There were also measures which seek to ‘rewrite the rules’; namely, clarifying the treatment of limited liability partnership returns, and HMRC automation. Whilst these two measures are intended to maintain the ‘status quo’ in a practical sense, we are concerned about the fairness of changes which legitimise the (potentially erroneous) actions of HMRC, when such reparatory measures are clearly not open to taxpayers. So, whilst these measures may score well around areas such as certainty and coherence, there are fairness concerns as some taxpayers may have had their rights retrospectively removed.
The remaining measures within our scope were something of a mixed bag, with our greatest concerns around the property taxes changes, but most other measures receiving a cautious approval.
The ATT commented on a number of measures, predominantly in relation to personal and corporate taxes, which on the whole scored relatively positively against the Treasury Committee’s principles.

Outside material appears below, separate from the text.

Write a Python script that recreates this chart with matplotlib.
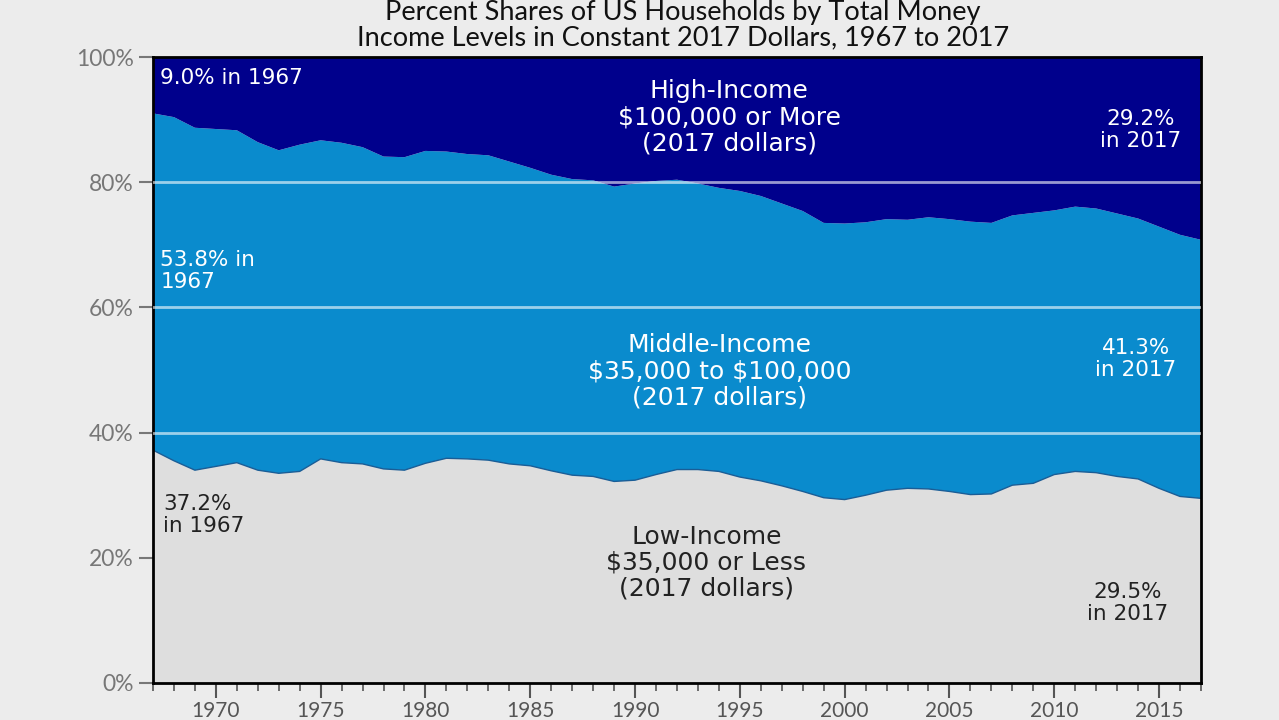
import numpy as np
import matplotlib
matplotlib.use("Agg")
import matplotlib.pyplot as plt
from matplotlib.ticker import MultipleLocator

# share of households by income group, percent
years = list(range(1967, 2018))
low_share = [37.2, 35.5, 34.0, 34.6, 35.2, 34.0, 33.5, 33.8, 35.8, 35.2,
             35.0, 34.2, 34.0, 35.1, 35.9, 35.8, 35.6, 35.0, 34.7, 33.9,
             33.2, 33.0, 32.2, 32.4, 33.3, 34.1, 34.1, 33.8, 32.9, 32.3,
             31.5, 30.6, 29.6, 29.3, 30.0, 30.8, 31.1, 31.0, 30.6, 30.1,
             30.2, 31.6, 31.9, 33.3, 33.8, 33.6, 33.0, 32.6, 31.1, 29.8,
             29.5]
high_share = [9.0, 9.6, 11.3, 11.5, 11.7, 13.6, 14.9, 14.0, 13.3, 13.7,
              14.4, 15.9, 16.0, 15.0, 15.1, 15.5, 15.7, 16.7, 17.7, 18.8,
              19.5, 19.7, 20.7, 20.2, 19.8, 19.6, 20.2, 20.9, 21.4, 22.2,
              23.4, 24.6, 26.5, 26.6, 26.4, 25.9, 26.0, 25.6, 25.9, 26.3,
              26.5, 25.3, 24.9, 24.5, 23.9, 24.2, 25.0, 25.8, 27.1, 28.4,
              29.2]
mid_share = [100 - lo - hi for lo, hi in zip(low_share, high_share)]

yticks = [0, 20, 40, 60, 80, 100]
ytick_labels = ["0%", "20%", "40%", "60%", "80%", "100%"]
xticks = list(range(1970, 2016, 5))

C_LOW = "#dedede"
C_MID = "#0a8bcd"
C_HIGH = "#00008c"
BG = "#ececec"

fig = plt.figure(figsize=(12.79, 7.20), dpi=100)
fig.patch.set_facecolor(BG)
ax = fig.add_axes([0.1196, 0.0514, 0.8194, 0.8694])

ax.stackplot(years, low_share, mid_share, high_share,
             colors=[C_LOW, C_MID, C_HIGH], linewidth=0)
ax.plot(years, low_share, color="#1a5d96", lw=1.0)

for g in [40, 60, 80]:
    ax.axhline(g, color="white", alpha=0.6, lw=2, zorder=3)

ax.set_xlim(1967, 2017)
ax.set_ylim(0, 100)
ax.set_yticks(yticks)
ax.set_yticklabels(ytick_labels)
ax.set_xticks(xticks)
ax.xaxis.set_minor_locator(MultipleLocator(1))

for s in ax.spines.values():
    s.set_color("black")
    s.set_linewidth(2)

ax.tick_params(axis="y", length=10, width=1.5, color="#777777",
               labelsize=16.5, labelcolor="#777777", pad=4)
ax.tick_params(axis="x", which="major", length=11, width=1.5, color="#555555",
               labelsize=15, labelcolor="#555555", pad=2)
ax.tick_params(axis="x", which="minor", length=6, width=1.2, color="#555555")
for lab in ax.get_xticklabels() + ax.get_yticklabels():
    lab.set_family("Lato")

fnt = "DejaVu Sans"
small = 15.5
big = 18
ax.text(1967.35, 96.6, "9.0% in 1967", color="white", fontsize=small, family=fnt,
        va="center", ha="left")
ax.text(1994.5, 90.4, "High-Income\n\\$100,000 or More\n(2017 dollars)", color="white",
        fontsize=big, family=fnt, ha="center", va="center", linespacing=1.1)
ax.text(2014.1, 88.3, "29.2%\nin 2017", color="white", fontsize=small, family=fnt,
        ha="center", va="center", linespacing=1.1)
ax.text(1967.35, 65.8, "53.8% in\n1967", color="white", fontsize=small, family=fnt,
        ha="left", va="center", linespacing=1.1)
ax.text(1994.05, 49.8, "Middle-Income\n\\$35,000 to \\$100,000\n(2017 dollars)",
        color="white", fontsize=big, family=fnt, ha="center", va="center",
        linespacing=1.1)
ax.text(2013.9, 51.8, "41.3%\nin 2017", color="white", fontsize=small, family=fnt,
        ha="center", va="center", linespacing=1.1)
ax.text(1967.5, 26.8, "37.2%\nin 1967", color="#222222", fontsize=small, family=fnt,
        ha="left", va="center", linespacing=1.1)
ax.text(1993.4, 19.2, "Low-Income\n\\$35,000 or Less\n(2017 dollars)", color="#222222",
        fontsize=big, family=fnt, ha="center", va="center", linespacing=1.1)
ax.text(2013.5, 12.8, "29.5%\nin 2017", color="#222222", fontsize=small, family=fnt,
        ha="center", va="center", linespacing=1.1)

fig.text(0.534, 0.982, "Percent Shares of US Households by Total Money",
         fontsize=19.5, family="Lato", ha="center", va="center", color="#111111")
fig.text(0.534, 0.947, "Income Levels in Constant 2017 Dollars, 1967 to 2017",
         fontsize=19.5, family="Lato", ha="center", va="center", color="#111111")

fig.savefig("out.png", dpi=100, facecolor=BG)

The ATT also regretted the lack of consultation around the entrepreneurs’ relief announcement, particularly considering that the extent to which it actually increases entrepreneurship rather than merely rewards it has been rightly questioned, and because it remains extremely detailed and can produce anomalous outcomes.
The increase in the rate of Structures and Buildings Allowance was welcomed, particularly as the enhanced rate will be available from 1/6 April 2020 even where the qualifying expenditure was incurred between 29 October 2018 and 31 March/5 April 2020. But the ATT questioned the change against the principles of certainty and stability, especially as the allowance was introduced just 17 months ago.
In the corporate field, the ATT expressed concern that the extension of the corporate loss restriction rules to include capital losses would impose further reporting requirements on even the smallest companies. It questioned why the changes to the intangible fixes asset regime were not implemented sooner, and why it is being restricted to purchases from related parties which take place from 1 July 2020, as opposed to all pre-Finance Act 2002 assets. But the ATT welcomed the delay of the introduction of a cap on the tax credit payable by HMRC to loss-making businesses under the SME R&D scheme, urging HMRC to utilise the extra time to refine the final design of the measure. It did, however, lament the fact that the increase in the rate of tax relief available under the Research and Development Expenditure Credit (RDEC) scheme from 12% to 13% from 1 April 2020 was not also reflected in the corresponding regime for small and medium sized businesses.
At the time of writing, the Treasury Committee has not yet published the written evidence it has received, and so we are not able to publish our full responses on our websites. However, we will do so as soon as possible.